WRITTEN REQUEST:
Pictures stay out of this copy, which runs from the first line of the material through the line containing "15.7, 18.3, 18.3, 17.0, 15.7, 13.8, 11.1, 10.5, 10.5, 10.9]".

DATA EXCERPT:
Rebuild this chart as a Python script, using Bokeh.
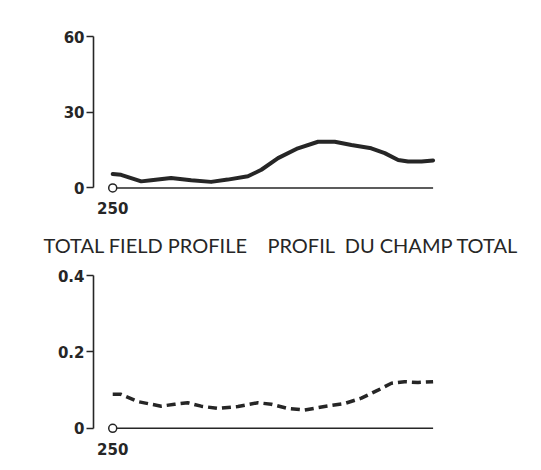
from bokeh.plotting import figure
from bokeh.layouts import column
from bokeh.models import FixedTicker, Range1d
from bokeh.embed import file_html
from bokeh.resources import INLINE

# ---- data ----
top_x = [250, 252.6, 258.9, 262, 268.2, 274.5, 280.7, 285.9, 292.2, 296.4, 301.6,
         307.8, 314.1, 319.3, 324.5, 330.7, 334.9, 339.1, 342.2, 346.4, 350]
top_y = [5.5, 5.2, 2.6, 3.0, 3.9, 3.0, 2.4, 3.3, 4.6, 7.2, 11.8,
         15.7, 18.3, 18.3, 17.0, 15.7, 13.8, 11.1, 10.5, 10.5, 10.9]

bot_x = [250, 252.6, 257.8, 265.1, 269.3, 273.4, 277.6, 282.8, 289.1, 295.3, 299.5,
         304.7, 309.9, 316.1, 322.4, 327.6, 332.8, 337.0, 341.1, 345.3, 350]
bot_y = [0.089, 0.089, 0.070, 0.058, 0.063, 0.067, 0.058, 0.052, 0.057, 0.067, 0.063,
         0.052, 0.048, 0.057, 0.065, 0.079, 0.100, 0.118, 0.122, 0.120, 0.122]

top_ticks = [0, 30, 60]
bot_ticks = [0, 0.2, 0.4]
bot_tick_labels = {0: "0", 0.2: "0.2", 0.4: "0.4"}
x_ticks = [250]
title_text = "TOTAL FIELD PROFILE\u00a0\u00a0\u00a0 PROFIL\u00a0 DU CHAMP TOTAL"

INK = "#262626"
W = 525
LEFT = 93
FRAME_W = 346


def panel(xs, ys, yticks, ymax, dash, height, top_border, low, label_standoff):
    span = ymax / 60.0
    p = figure(width=W, height=height, output_backend="svg", toolbar_location=None,
               x_range=Range1d(244, 352), y_range=Range1d(-low * span, 62 * span),
               min_border_left=LEFT, min_border_right=W - LEFT - FRAME_W,
               min_border_top=top_border, min_border_bottom=20)
    p.grid.visible = False
    p.outline_line_color = None
    p.background_fill_color = "white"
    p.border_fill_color = "white"

    ax = p.yaxis[0]
    ax.ticker = FixedTicker(ticks=yticks)
    ax.bounds = (0, ymax)
    ax.axis_line_color = INK
    ax.axis_line_width = 1.6
    ax.major_tick_line_color = INK
    ax.major_tick_line_width = 1.6
    ax.major_tick_out = 7
    ax.major_tick_in = 0
    ax.minor_tick_line_color = None
    ax.major_label_text_font = "DejaVu Sans"
    ax.major_label_text_font_style = "bold"
    ax.major_label_text_font_size = "15px"
    ax.major_label_text_color = INK
    ax.major_label_standoff = 2

    xa = p.xaxis[0]
    xa.ticker = FixedTicker(ticks=x_ticks)
    xa.axis_line_color = None
    xa.major_tick_line_color = None
    xa.minor_tick_line_color = None
    xa.major_label_text_font = "DejaVu Sans"
    xa.major_label_text_font_style = "bold"
    xa.major_label_text_font_size = "15px"
    xa.major_label_text_color = INK
    xa.major_label_standoff = label_standoff

    # baseline from first to last sample
    p.line([xs[0], xs[-1]], [0, 0], line_color=INK, line_width=1.6)
    p.scatter([xs[0]], [0], marker="circle", size=8, fill_color="white",
              line_color=INK, line_width=1.5)
    if dash:
        p.line(xs, ys, line_color=INK, line_width=3.5, line_dash="9 5")
    else:
        p.line(xs, ys, line_color=INK, line_width=4, line_cap="round", line_join="round")
    return p


p1 = panel(top_x, top_y, top_ticks, 60, False, 216, 31, 3, 0)
p2 = panel(bot_x, bot_y, bot_ticks, 0.4, True, 242, 53, 4, -2)
p2.yaxis[0].major_label_overrides = bot_tick_labels

p2.title.text = title_text
p2.title.align = "left"
p2.title.offset = -50
p2.title.standoff = 28
p2.title.text_font = "Lato"
p2.title.text_font_size = "20px"
p2.title.text_font_style = "normal"
p2.title.text_color = INK

layout = column(p1, p2, spacing=0)
open("out.html", "w").write(file_html(layout, INLINE))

RESULT FOR THIS TASK:
Rebuild this chart as a Python script, using Bokeh.
from bokeh.plotting import figure
from bokeh.layouts import column
from bokeh.models import FixedTicker, Range1d
from bokeh.embed import file_html
from bokeh.resources import INLINE

# ---- data ----
top_x = [250, 252.6, 258.9, 262, 268.2, 274.5, 280.7, 285.9, 292.2, 296.4, 301.6,
         307.8, 314.1, 319.3, 324.5, 330.7, 334.9, 339.1, 342.2, 346.4, 350]
top_y = [5.5, 5.2, 2.6, 3.0, 3.9, 3.0, 2.4, 3.3, 4.6, 7.2, 11.8,
         15.7, 18.3, 18.3, 17.0, 15.7, 13.8, 11.1, 10.5, 10.5, 10.9]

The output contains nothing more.